*SET EXERCISE*:
Retype, word for word, the lines between the ones holding "Rebuild this chart" and "275000, 480000, 970000];", inclusive; pictures stay out of the copy.

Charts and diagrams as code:
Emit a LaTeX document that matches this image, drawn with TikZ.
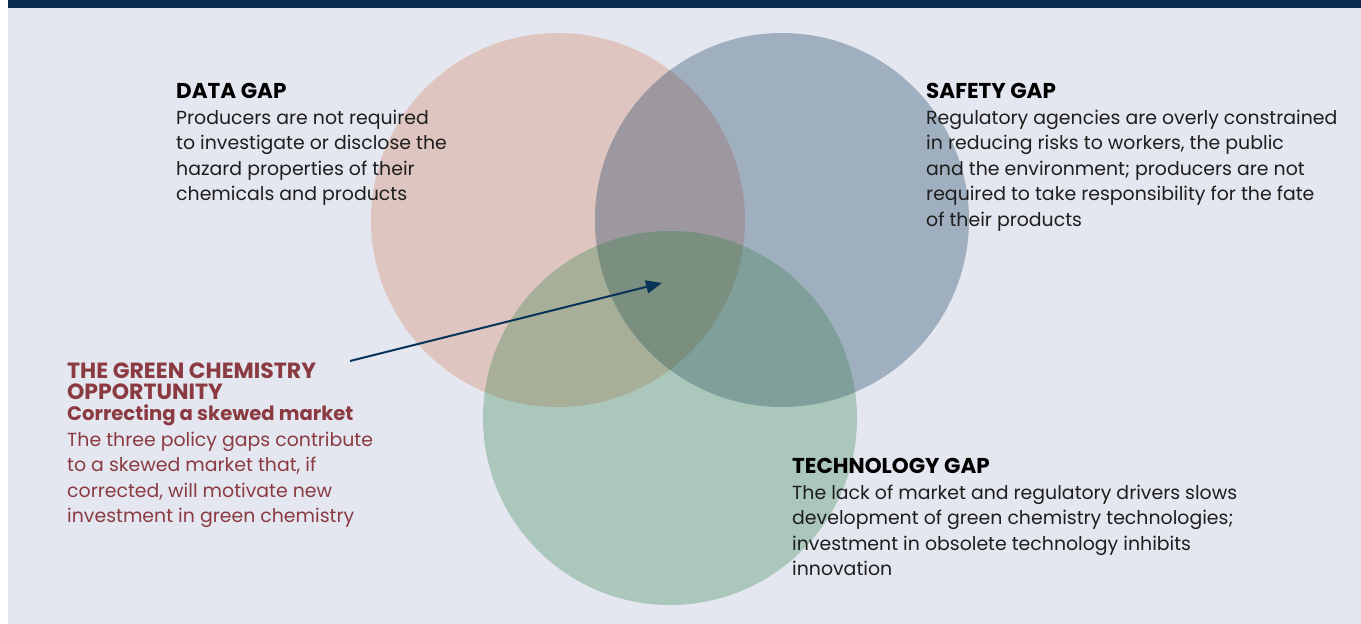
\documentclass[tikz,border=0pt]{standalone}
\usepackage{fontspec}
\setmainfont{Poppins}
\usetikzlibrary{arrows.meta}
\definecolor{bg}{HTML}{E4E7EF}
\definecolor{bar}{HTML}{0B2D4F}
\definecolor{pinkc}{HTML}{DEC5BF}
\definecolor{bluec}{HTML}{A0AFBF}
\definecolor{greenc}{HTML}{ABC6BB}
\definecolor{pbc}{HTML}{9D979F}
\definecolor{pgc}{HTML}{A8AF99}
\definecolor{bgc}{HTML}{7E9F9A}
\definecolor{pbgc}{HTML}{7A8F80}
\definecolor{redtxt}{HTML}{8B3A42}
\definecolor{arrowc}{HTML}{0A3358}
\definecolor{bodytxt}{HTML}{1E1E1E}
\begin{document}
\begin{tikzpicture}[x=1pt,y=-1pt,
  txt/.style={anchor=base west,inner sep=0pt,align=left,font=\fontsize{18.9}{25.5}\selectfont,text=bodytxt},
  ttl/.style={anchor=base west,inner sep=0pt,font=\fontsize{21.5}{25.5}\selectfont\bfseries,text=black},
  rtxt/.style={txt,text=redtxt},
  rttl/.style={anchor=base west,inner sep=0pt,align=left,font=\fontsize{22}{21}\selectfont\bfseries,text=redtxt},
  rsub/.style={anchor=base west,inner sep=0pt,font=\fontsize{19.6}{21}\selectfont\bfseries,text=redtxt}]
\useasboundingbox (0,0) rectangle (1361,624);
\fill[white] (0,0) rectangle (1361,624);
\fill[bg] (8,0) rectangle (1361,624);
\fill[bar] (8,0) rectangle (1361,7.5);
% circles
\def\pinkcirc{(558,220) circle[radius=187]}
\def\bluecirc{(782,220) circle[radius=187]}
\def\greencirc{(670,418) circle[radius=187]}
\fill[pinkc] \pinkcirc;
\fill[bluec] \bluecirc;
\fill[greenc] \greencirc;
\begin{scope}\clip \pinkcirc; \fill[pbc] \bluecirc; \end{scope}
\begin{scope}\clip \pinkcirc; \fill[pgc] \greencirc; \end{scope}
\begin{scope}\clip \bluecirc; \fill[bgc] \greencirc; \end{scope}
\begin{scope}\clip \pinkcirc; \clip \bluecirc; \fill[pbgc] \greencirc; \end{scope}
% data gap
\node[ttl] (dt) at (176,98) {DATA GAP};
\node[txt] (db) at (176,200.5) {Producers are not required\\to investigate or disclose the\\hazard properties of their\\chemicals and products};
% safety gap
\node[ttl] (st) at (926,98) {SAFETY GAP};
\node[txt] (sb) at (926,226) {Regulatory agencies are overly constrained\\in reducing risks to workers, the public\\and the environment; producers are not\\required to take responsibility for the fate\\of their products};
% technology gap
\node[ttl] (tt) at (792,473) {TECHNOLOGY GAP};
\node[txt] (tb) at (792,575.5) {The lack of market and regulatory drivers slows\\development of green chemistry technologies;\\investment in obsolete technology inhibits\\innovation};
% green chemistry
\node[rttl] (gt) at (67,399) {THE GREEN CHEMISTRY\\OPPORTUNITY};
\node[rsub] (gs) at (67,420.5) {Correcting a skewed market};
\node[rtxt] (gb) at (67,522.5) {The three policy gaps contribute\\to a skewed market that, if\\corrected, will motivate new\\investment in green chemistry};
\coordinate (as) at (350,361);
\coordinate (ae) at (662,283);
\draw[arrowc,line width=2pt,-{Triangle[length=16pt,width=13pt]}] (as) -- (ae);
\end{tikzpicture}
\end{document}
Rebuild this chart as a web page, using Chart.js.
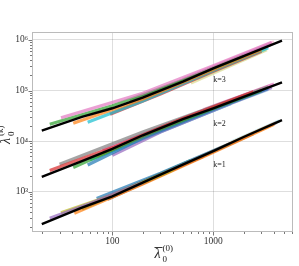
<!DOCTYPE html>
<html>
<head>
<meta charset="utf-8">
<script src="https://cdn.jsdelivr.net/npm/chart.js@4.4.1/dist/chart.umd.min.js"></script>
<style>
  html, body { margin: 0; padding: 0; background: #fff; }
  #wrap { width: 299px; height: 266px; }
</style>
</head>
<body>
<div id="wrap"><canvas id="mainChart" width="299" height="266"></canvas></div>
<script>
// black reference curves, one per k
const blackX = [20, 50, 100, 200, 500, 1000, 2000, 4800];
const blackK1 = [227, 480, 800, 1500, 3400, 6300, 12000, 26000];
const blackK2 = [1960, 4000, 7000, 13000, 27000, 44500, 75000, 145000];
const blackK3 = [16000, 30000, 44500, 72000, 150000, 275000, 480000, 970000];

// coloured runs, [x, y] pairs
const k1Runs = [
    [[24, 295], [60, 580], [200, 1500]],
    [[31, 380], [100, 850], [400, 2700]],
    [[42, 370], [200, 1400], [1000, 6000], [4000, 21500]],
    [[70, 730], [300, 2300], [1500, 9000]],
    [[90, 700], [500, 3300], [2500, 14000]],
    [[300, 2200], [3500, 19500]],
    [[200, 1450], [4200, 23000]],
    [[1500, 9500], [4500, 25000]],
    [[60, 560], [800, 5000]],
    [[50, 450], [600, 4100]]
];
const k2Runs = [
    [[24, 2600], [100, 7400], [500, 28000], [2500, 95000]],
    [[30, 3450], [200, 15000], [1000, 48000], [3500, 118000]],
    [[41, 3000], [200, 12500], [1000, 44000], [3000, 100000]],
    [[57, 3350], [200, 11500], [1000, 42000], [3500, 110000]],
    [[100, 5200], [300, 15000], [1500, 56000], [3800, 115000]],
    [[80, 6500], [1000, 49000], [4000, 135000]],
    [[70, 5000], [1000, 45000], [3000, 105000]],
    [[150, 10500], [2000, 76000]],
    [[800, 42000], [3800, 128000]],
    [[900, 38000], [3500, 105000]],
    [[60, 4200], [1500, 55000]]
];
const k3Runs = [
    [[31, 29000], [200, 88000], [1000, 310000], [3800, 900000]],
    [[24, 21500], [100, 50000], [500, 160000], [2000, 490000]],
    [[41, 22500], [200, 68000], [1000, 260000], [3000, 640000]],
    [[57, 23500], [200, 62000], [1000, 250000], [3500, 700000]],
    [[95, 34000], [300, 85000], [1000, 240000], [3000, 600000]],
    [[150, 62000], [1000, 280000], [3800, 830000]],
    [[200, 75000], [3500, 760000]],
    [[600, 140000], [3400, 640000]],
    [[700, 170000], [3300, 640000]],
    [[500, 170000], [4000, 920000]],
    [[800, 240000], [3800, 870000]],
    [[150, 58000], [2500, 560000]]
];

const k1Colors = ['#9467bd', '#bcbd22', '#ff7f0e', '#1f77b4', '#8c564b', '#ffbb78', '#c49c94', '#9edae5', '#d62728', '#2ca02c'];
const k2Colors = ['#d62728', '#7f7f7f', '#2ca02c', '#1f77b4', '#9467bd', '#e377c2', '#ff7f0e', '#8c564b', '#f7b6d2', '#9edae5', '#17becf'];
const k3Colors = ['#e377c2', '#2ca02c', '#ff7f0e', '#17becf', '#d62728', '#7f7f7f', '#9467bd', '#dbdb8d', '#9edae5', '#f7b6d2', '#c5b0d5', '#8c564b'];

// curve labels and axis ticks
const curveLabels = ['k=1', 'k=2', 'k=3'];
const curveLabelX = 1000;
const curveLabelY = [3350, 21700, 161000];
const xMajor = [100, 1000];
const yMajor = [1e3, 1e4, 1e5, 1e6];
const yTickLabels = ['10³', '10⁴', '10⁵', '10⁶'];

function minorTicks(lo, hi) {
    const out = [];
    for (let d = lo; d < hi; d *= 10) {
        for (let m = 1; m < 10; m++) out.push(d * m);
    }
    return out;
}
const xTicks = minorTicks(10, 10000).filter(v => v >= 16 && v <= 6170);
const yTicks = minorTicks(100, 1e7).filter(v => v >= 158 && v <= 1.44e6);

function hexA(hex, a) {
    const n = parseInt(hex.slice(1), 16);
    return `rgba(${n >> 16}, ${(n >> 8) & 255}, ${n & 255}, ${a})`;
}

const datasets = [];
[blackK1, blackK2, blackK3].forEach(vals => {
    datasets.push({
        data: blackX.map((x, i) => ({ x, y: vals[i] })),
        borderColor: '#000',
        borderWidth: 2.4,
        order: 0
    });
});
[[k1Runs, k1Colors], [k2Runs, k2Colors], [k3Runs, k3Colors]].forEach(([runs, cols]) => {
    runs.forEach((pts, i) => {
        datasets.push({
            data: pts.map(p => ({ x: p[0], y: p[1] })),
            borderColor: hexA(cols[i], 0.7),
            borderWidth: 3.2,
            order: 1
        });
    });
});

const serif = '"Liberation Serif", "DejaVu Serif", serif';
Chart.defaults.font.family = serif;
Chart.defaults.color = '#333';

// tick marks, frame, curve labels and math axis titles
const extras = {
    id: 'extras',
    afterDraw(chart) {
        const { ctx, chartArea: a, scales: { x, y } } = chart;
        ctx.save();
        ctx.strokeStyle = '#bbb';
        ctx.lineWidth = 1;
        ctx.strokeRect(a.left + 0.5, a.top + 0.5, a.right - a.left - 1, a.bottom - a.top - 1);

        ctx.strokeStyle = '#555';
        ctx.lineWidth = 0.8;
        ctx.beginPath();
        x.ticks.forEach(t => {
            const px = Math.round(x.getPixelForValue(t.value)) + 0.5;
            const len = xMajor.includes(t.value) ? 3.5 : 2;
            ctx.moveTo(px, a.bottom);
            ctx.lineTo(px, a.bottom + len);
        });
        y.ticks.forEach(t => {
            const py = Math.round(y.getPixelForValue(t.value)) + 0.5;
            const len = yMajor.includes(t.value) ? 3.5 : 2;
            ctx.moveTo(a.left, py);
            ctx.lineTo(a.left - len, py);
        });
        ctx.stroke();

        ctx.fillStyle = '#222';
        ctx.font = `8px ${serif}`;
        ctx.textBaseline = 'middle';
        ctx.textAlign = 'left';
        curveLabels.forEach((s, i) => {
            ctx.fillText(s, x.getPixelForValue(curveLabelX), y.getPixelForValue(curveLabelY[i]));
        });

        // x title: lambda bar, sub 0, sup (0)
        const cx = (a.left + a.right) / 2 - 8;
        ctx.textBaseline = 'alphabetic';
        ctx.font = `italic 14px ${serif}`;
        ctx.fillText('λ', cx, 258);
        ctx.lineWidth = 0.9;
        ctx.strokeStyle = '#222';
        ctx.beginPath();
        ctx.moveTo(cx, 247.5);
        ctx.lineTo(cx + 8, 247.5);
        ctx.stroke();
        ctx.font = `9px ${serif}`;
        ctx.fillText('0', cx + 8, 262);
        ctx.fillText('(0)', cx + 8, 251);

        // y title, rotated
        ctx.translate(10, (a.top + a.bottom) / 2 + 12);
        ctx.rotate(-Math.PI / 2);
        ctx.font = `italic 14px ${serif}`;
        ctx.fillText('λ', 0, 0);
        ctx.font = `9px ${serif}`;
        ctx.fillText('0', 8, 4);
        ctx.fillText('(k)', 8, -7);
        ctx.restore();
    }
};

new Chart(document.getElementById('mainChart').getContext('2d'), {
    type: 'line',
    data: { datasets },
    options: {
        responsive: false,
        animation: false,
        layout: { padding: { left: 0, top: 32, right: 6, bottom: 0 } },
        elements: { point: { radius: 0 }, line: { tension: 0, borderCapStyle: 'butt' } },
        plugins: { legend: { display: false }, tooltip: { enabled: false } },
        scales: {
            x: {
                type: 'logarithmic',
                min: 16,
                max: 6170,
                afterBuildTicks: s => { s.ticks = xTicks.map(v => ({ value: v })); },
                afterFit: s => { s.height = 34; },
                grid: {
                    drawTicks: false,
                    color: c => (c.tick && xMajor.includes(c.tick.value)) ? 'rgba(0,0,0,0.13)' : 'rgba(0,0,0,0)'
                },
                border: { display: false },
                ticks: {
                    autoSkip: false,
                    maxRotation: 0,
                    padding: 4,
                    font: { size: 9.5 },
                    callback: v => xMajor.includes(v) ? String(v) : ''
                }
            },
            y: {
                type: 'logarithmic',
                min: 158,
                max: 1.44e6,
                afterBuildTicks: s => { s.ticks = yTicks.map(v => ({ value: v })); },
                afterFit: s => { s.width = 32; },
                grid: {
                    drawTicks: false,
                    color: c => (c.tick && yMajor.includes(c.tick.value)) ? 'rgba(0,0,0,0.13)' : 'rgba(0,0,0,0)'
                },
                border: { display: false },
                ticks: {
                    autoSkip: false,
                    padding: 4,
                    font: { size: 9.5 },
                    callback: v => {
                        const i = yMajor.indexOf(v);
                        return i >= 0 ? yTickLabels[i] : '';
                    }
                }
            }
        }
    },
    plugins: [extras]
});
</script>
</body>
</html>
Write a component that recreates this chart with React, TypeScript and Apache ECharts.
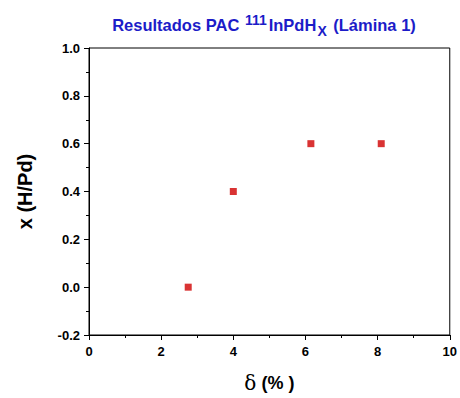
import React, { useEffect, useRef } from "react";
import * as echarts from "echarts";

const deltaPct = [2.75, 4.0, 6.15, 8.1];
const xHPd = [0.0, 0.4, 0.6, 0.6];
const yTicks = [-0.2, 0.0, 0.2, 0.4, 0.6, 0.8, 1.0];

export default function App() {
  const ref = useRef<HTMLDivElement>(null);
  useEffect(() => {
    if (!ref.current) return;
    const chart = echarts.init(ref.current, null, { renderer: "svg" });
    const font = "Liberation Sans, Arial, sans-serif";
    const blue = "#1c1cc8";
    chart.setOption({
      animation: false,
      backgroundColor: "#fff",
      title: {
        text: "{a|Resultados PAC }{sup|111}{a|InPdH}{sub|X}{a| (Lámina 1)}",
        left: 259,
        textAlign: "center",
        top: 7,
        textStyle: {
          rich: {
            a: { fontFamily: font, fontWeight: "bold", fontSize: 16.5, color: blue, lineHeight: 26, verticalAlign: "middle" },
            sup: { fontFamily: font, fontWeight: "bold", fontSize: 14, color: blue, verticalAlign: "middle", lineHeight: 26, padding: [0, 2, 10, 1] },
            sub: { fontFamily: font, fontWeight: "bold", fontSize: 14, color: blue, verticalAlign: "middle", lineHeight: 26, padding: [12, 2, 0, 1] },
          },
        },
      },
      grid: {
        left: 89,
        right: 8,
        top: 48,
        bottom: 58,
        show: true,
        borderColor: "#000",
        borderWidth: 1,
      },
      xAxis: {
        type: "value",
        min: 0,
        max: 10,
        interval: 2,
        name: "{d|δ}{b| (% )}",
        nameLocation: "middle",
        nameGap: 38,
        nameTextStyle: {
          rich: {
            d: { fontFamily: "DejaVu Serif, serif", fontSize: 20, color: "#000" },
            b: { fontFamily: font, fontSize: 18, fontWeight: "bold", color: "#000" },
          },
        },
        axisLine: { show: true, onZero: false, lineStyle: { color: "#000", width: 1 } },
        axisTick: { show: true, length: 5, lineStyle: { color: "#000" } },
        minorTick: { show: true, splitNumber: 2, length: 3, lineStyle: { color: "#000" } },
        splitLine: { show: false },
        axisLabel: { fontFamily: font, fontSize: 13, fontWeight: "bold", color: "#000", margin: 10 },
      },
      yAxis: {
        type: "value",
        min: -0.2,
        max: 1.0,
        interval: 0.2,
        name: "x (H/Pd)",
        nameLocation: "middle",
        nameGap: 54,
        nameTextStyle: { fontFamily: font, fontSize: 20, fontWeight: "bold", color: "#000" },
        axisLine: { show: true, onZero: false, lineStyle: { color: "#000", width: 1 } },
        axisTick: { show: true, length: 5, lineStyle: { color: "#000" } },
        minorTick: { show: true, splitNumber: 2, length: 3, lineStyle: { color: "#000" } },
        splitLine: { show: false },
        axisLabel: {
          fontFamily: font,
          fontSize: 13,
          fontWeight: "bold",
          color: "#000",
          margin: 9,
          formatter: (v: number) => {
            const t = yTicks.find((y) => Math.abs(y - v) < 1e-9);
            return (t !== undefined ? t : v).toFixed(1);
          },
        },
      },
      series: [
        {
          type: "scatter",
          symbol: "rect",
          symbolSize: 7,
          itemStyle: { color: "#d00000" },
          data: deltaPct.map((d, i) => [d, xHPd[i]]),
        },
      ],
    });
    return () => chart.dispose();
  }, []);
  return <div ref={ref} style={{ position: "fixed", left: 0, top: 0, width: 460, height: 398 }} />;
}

*WORKED SOLUTION*:
Rebuild this chart as a web page, using Chart.js.
<!DOCTYPE html>
<html>
<head>
<meta charset="utf-8">
<script src="https://cdn.jsdelivr.net/npm/chart.js@4.4.1/dist/chart.umd.min.js"></script>
<style>
  html, body { margin: 0; padding: 0; background: #fff; }
  #wrap { width: 299px; height: 266px; }
</style>
</head>
<body>
<div id="wrap"><canvas id="mainChart" width="299" height="266"></canvas></div>
<script>
// black reference curves, one per k
const blackX = [20, 50, 100, 200, 500, 1000, 2000, 4800];
const blackK1 = [227, 480, 800, 1500, 3400, 6300, 12000, 26000];
const blackK2 = [1960, 4000, 7000, 13000, 27000, 44500, 75000, 145000];
const blackK3 = [16000, 30000, 44500, 72000, 150000, 275000, 480000, 970000];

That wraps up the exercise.